1. Field of the Invention
The invention is related to the field of valves, and more particularly, to proportional valves.
2. Description of the Prior Art
A proportional valve is a variable flow valve that may output a continuous range of flow rates. In the proportional valve, the valve opening amount may be proportional to a solenoid current in an associated valve actuation solenoid. As a result, the proportional valve can provide a regulated fluid flow ranging from a zero flow to a valve maximum flow.
FIG. 1 shows prior art proportional valve. In the prior art proportional valve, a poppet portion of a movable solenoid armature contacts and blocks a valve seat. The poppet may be moved away from the valve seat in order to open the valve and permit flow. The poppet may be moved away from the valve seat by any distance up to a maximum opening displacement.
The proportional valve may comprise a solenoid valve that generates magnetic force in order to open the valve armature. The magnetic force operates in opposition to a biasing force generated by a spring, with the biasing force holding the valve armature in a normally closed position in the proportional valve embodiment shown in the figure. The magnet force must overcome the spring force in order to move the valve armature/poppet in an opening direction.
However, when the fluid is flowing, such as when the valve armature is open even a small amount, then fluid static and/or dynamic pressures may also act on the valve armature. For small Mach numbers, Bernoulli's equation for compressible flow may be used to determine the static pressure of the fluid in the prior art valve. Bernoulli's equation comprises:ν2/2+ψ+p/ρ=constant
The static fluid pressure is defined as (P) and the fluid velocity is (ν). The (ρ) term is the density of the fluid. Here, it is assumed that (ρ) is constant. The (ψ) term is the force potential at a point considered on a streamline, e.g., is the force potential due to the Earth's gravity where (g) is an acceleration due to gravity and z is an elevation value above a reference plane, wherein w is defined as ψ=gz. The dynamic fluid pressure is defined as (ρ/2*ν2).
The Coanda effect comprises the tendency of a moving jet of fluid to be attracted to a nearby surface, or a surface to be pulled toward the jet of fluid. The Coanda effect influences the movement of the prior art valve armature/poppet. When the fluid is not flowing through the valve, then there is only static fluid pressure present in the valve. When the fluid is flowing, the static pressure decreases and the dynamic fluid pressure increases. The valve armature, which is at the region where the dynamic pressure occurs, will experience a static pressure force in the direction of the valve seat, and consequently will have a tendency to stick. This Coanda effect is only active or effective at comparatively small opening displacements of the valve armature.
As the armature moves in an opening direction and opens the orifice A2, the effective orifice area A2′ decreases, which means that the opening force F=((A1−A2′)*P1) grows larger and pushes the armature toward the fully open position. As a result, a stable force balance is only possible at small valve armature/poppet openings, when the flow force (i.e., the Coanda effect) helps to stabilize the valve armature.

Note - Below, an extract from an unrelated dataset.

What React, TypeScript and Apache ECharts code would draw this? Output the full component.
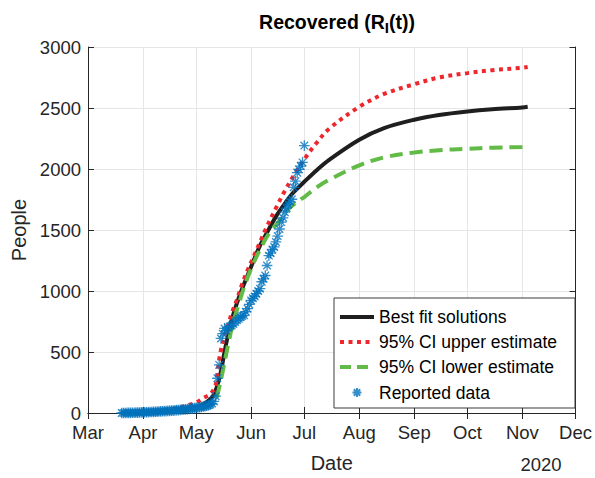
import React, { useEffect, useRef } from "react";
import * as echarts from "echarts";

// Reported cumulative recoveries, one value per day starting on reportedStart
const reportedStart = "2020-03-20";
const reportedValues = [
  // Mar 20 – Mar 31
  0, 0, 0, 1, 1, 1, 2, 2, 3, 3, 4, 5,
  // Apr 1 – Apr 30
  5, 6, 6, 7, 8, 8, 9, 10, 11, 12, 13, 14, 15, 16, 17, 18, 19, 20, 22, 23,
  24, 26, 27, 29, 30, 32, 34, 36, 38, 40,
  // May 1 – May 31
  42, 45, 48, 50, 53, 56, 60, 64, 70, 78, 95, 138, 285, 394, 611, 650, 693,
  676, 700, 710, 717, 730, 745, 760, 772, 785, 795, 801, 830, 856, 890,
  // Jun 1 – Jun 30
  923, 940, 955, 978, 1000, 1019, 1076, 1100, 1127, 1209, 1290, 1310, 1340,
  1361, 1402, 1450, 1508, 1565, 1600, 1646, 1680, 1711, 1730, 1752, 1850,
  1900, 1970, 1997, 2024, 2054,
  // Jul 1
  2192,
];

// Best fit model solution
const bestFitDates = [
  "2020-03-20", "2020-04-01", "2020-04-15", "2020-05-01", "2020-05-06",
  "2020-05-09", "2020-05-11", "2020-05-13", "2020-05-15", "2020-05-17",
  "2020-05-19", "2020-05-21", "2020-05-24", "2020-05-27", "2020-05-30",
  "2020-06-03", "2020-06-06", "2020-06-10", "2020-06-15", "2020-06-20",
  "2020-06-25", "2020-07-01", "2020-07-08", "2020-07-15", "2020-08-01",
  "2020-08-15", "2020-09-01", "2020-09-15", "2020-10-01", "2020-10-15",
  "2020-11-01", "2020-11-04",
];
const bestFitValues = [
  0, 4, 14, 45, 80, 115, 150, 230, 342, 500, 640, 760, 900, 1020, 1127, 1270,
  1372, 1480, 1610, 1716, 1810, 1895, 1990, 2075, 2240, 2335, 2404, 2443,
  2472, 2490, 2505, 2510,
];

// 95% CI upper estimate
const upperDates = [
  "2020-03-20", "2020-04-01", "2020-04-15", "2020-04-30", "2020-05-05",
  "2020-05-09", "2020-05-11", "2020-05-12", "2020-05-13", "2020-05-14",
  "2020-05-15", "2020-05-17", "2020-05-19", "2020-05-21", "2020-05-24",
  "2020-05-27", "2020-05-30", "2020-06-03", "2020-06-06", "2020-06-09",
  "2020-06-15", "2020-06-20", "2020-06-25", "2020-07-01", "2020-07-08",
  "2020-07-15", "2020-08-01", "2020-08-15", "2020-09-01", "2020-09-15",
  "2020-10-01", "2020-10-15", "2020-11-01", "2020-11-04",
];
const upperValues = [
  0, 6, 25, 80, 122, 155, 195, 231, 326, 440, 516, 625, 720, 815, 930, 1060,
  1170, 1300, 1400, 1500, 1680, 1820, 1945, 2080, 2215, 2330, 2510, 2615,
  2695, 2750, 2786, 2810, 2830, 2836,
];

// 95% CI lower estimate
const lowerDates = [
  "2020-03-20", "2020-04-01", "2020-04-15", "2020-05-01", "2020-05-08",
  "2020-05-11", "2020-05-12", "2020-05-14", "2020-05-16", "2020-05-19",
  "2020-05-22", "2020-05-25", "2020-05-28", "2020-06-01", "2020-06-06",
  "2020-06-11", "2020-06-16", "2020-06-22", "2020-06-29", "2020-07-01",
  "2020-07-08", "2020-07-15", "2020-08-01", "2020-08-15", "2020-09-01",
  "2020-09-15", "2020-10-01", "2020-10-15", "2020-11-01", "2020-11-04",
];
const lowerValues = [
  0, 3, 10, 30, 55, 80, 98, 210, 342, 557, 750, 890, 1030, 1182, 1340, 1470,
  1560, 1671, 1752, 1770, 1850, 1912, 2030, 2095, 2135, 2154, 2166, 2174,
  2181, 2183,
];

const monthNames = [
  "Jan", "Feb", "Mar", "Apr", "May", "Jun",
  "Jul", "Aug", "Sep", "Oct", "Nov", "Dec",
];
const xMin = "2020-03-01";
const xMax = "2020-12-01";
const yTicks = [0, 500, 1000, 1500, 2000, 2500, 3000];
const yearLabel = "2020";

const FONT = "'Liberation Sans', Arial, Helvetica, sans-serif";
const AXIS_COLOR = "#262626";
const GRID_COLOR = "#e6e6e6";

const BLACK = "#1f1f1f";
const RED = "#ef262c";
const GREEN = "#62bb46";
const BLUE = "#0072bd";

const TICK_FONT = 18.5;
const NAME_FONT = 20;

// asterisk marker (the zero-length corner segments only widen its box)
const ASTERISK =
  "path://M-9 -9L-9 -9M9 9L9 9M0 -4.8L0 4.8M-4.8 0L4.8 0M-3.4 -3.4L3.4 3.4M-3.4 3.4L3.4 -3.4";

function dayString(start: string, offset: number): string {
  const [y, m, d] = start.split("-").map(Number);
  const t = new Date(Date.UTC(y, m - 1, d + offset));
  return t.toISOString().slice(0, 10);
}

function pairs(dates: string[], values: number[]) {
  return dates.map((d, i) => [d, values[i]]);
}

export default function App() {
  const ref = useRef<HTMLDivElement>(null);

  useEffect(() => {
    if (!ref.current) return;
    const chart = echarts.init(ref.current, undefined, { renderer: "svg" });

    const reported = reportedValues.map((v, i) => [dayString(reportedStart, i), v]);
    const day = 24 * 3600 * 1000;

    const timeAxisBase = {
      type: "time" as const,
      min: xMin,
      max: xMax,
      splitNumber: 9,
      minInterval: 28 * day,
      maxInterval: 31 * day,
      axisLine: { show: true, lineStyle: { color: AXIS_COLOR, width: 1 } },
      axisTick: { show: true, inside: true, length: 6, lineStyle: { color: AXIS_COLOR } },
    };
    const valueAxisBase = {
      type: "value" as const,
      min: yTicks[0],
      max: yTicks[yTicks.length - 1],
      interval: yTicks[1] - yTicks[0],
      axisLine: { show: true, lineStyle: { color: AXIS_COLOR, width: 1 } },
      axisTick: { show: true, inside: true, length: 6, lineStyle: { color: AXIS_COLOR } },
    };

    const hiddenMarker = { color: "rgba(0,0,0,0)", borderWidth: 0, opacity: 0 };

    chart.setOption({
      animation: false,
      backgroundColor: "#ffffff",
      textStyle: { fontFamily: FONT },
      title: {
        text: "{a|Recovered (R}{b|I}{a|(t))}",
        left: 332,
        top: 3,
        textAlign: "center",
        textStyle: {
          rich: {
            a: { fontSize: 19.5, fontWeight: "bold", color: "#000", fontFamily: FONT },
            b: {
              fontSize: 15,
              fontWeight: "bold",
              color: "#000",
              fontFamily: FONT,
              padding: [12, 0, 0, 0],
            },
          },
        },
      },
      grid: { left: 88, top: 47, right: 18, bottom: 63, containLabel: false },
      xAxis: [
        {
          ...timeAxisBase,
          position: "bottom",
          axisLabel: {
            show: true,
            color: AXIS_COLOR,
            fontSize: TICK_FONT,
            fontFamily: FONT,
            margin: 10,
            hideOverlap: false,
            showMinLabel: true,
            showMaxLabel: true,
            formatter: (v: number) => monthNames[new Date(v).getMonth()],
          },
          splitLine: { show: true, lineStyle: { color: GRID_COLOR, width: 1 } },
          name: "Date",
          nameLocation: "middle",
          nameGap: 40,
          nameTextStyle: { fontSize: NAME_FONT, color: AXIS_COLOR, fontFamily: FONT },
        },
        {
          ...timeAxisBase,
          position: "top",
          axisLabel: { show: false },
          splitLine: { show: false },
        },
      ],
      yAxis: [
        {
          ...valueAxisBase,
          position: "left",
          axisLabel: {
            color: AXIS_COLOR,
            fontSize: TICK_FONT,
            fontFamily: FONT,
            margin: 7,
            formatter: (v: number) => String(v),
          },
          splitLine: { show: true, lineStyle: { color: GRID_COLOR, width: 1 } },
          name: "People",
          nameLocation: "middle",
          nameGap: 55,
          nameTextStyle: { fontSize: NAME_FONT, color: AXIS_COLOR, fontFamily: FONT },
        },
        {
          ...valueAxisBase,
          position: "right",
          axisLabel: { show: false },
          splitLine: { show: false },
        },
      ],
      legend: {
        orient: "vertical",
        left: 334,
        top: 298,
        padding: [10, 18, 6, 4],
        itemWidth: 34,
        itemHeight: 17,
        itemGap: 7,
        selectedMode: false,
        backgroundColor: "#ffffff",
        borderColor: "#3a3a3a",
        borderWidth: 1,
        borderRadius: 0,
        textStyle: { fontSize: 17.5, color: "#000", fontFamily: FONT, lineHeight: 17 },
        data: [
          {
            name: "Best fit solutions",
            itemStyle: hiddenMarker,
            lineStyle: { color: BLACK, width: 4 },
          },
          {
            name: "95% CI upper estimate",
            itemStyle: hiddenMarker,
            lineStyle: { color: RED, width: 4, type: [4, 4.5], cap: "butt" },
          },
          {
            name: "95% CI lower estimate",
            itemStyle: hiddenMarker,
            lineStyle: { color: GREEN, width: 4, type: [11, 6], cap: "butt" },
          },
          { name: "Reported data", icon: ASTERISK },
        ],
      },
      series: [
        {
          name: "Best fit solutions",
          type: "line",
          data: pairs(bestFitDates, bestFitValues),
          showSymbol: false,
          symbol: "none",
          smooth: 0.35,
          color: BLACK,
          lineStyle: { color: BLACK, width: 4 },
          z: 2,
        },
        {
          name: "95% CI upper estimate",
          type: "line",
          data: pairs(upperDates, upperValues),
          showSymbol: false,
          symbol: "none",
          smooth: 0.35,
          color: RED,
          lineStyle: { color: RED, width: 4, type: [4, 4.5], cap: "butt" },
          z: 2,
        },
        {
          name: "95% CI lower estimate",
          type: "line",
          data: pairs(lowerDates, lowerValues),
          showSymbol: false,
          symbol: "none",
          smooth: 0.35,
          color: GREEN,
          lineStyle: { color: GREEN, width: 4, type: [13, 7], cap: "butt" },
          z: 2,
        },
        {
          name: "Reported data",
          type: "scatter",
          data: reported,
          symbol: ASTERISK,
          symbolSize: 20,
          symbolKeepAspect: true,
          itemStyle: {
            color: "rgba(0,0,0,0)",
            borderColor: BLUE,
            borderWidth: 1.3,
          },
          z: 3,
        },
      ],
      graphic: [
        {
          type: "text",
          x: 541,
          y: 464,
          style: {
            text: yearLabel,
            fontSize: TICK_FONT,
            fontFamily: FONT,
            fill: AXIS_COLOR,
            align: "center",
            verticalAlign: "middle",
            textAlign: "center",
            textVerticalAlign: "middle",
          },
        },
      ],
    });

    return () => chart.dispose();
  }, []);

  return (
    <div
      ref={ref}
      style={{ position: "fixed", left: 0, top: 0, width: 595, height: 478 }}
    />
  );
}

Additionally, when the flow is high, there is a pressure drop from P2 to P2′. However, the pressure P2′ will increase when the fluid flow becomes higher. The straight and regular outflow bore of the prior art proportional valve therefore creates an additional opening force (A2′*P2′). This additional opening force is the root cause of the sticking effect on the valve armature when the valve armature is in the fully opened position.
The prior art proportional valve has drawbacks. The amount of actuation distance between the poppet and the valve seat can affect the flow in the prior art proportional valve. When the prior art poppet is moved upward by the energization of a solenoid coil, then an effective pressure area is increased and causes an increased opening force to act on the poppet surface area and create an upward force in the figure. The flow can change a dynamic pressure underneath the prior art poppet member, and the dynamic pressure can affect the poppet opening force and the poppet opening displacement.
The resulting force makes precise control of the prior art proportional poppet valve difficult, wherein the prior art proportional poppet valve may not maintain accurate proportional flow, as the increased dynamic pressure underneath the valve poppet may open the poppet by an additional, unwanted amount. The pressure can therefore affect the flow rate of fluid through the prior art proportional valve, making the prior art proportional valve less accurate and less reliable.
The prior art proportional valve may experience a condition where the poppet is not capable of being controlled past a certain opening distance, and instead the poppet may go from a partial actuation to a fully open actuation, where the solenoid opening force is aided by the increased dynamic pressure. As a result, the solenoid loses the ability to make further small changes in poppet displacement. In addition, the dynamic pressure force may operate to stick the poppet in the fully open position under some conditions.
What is needed, therefore, is an improved proportional valve wherein fluid flow does not significantly affect the position or displacement of the poppet.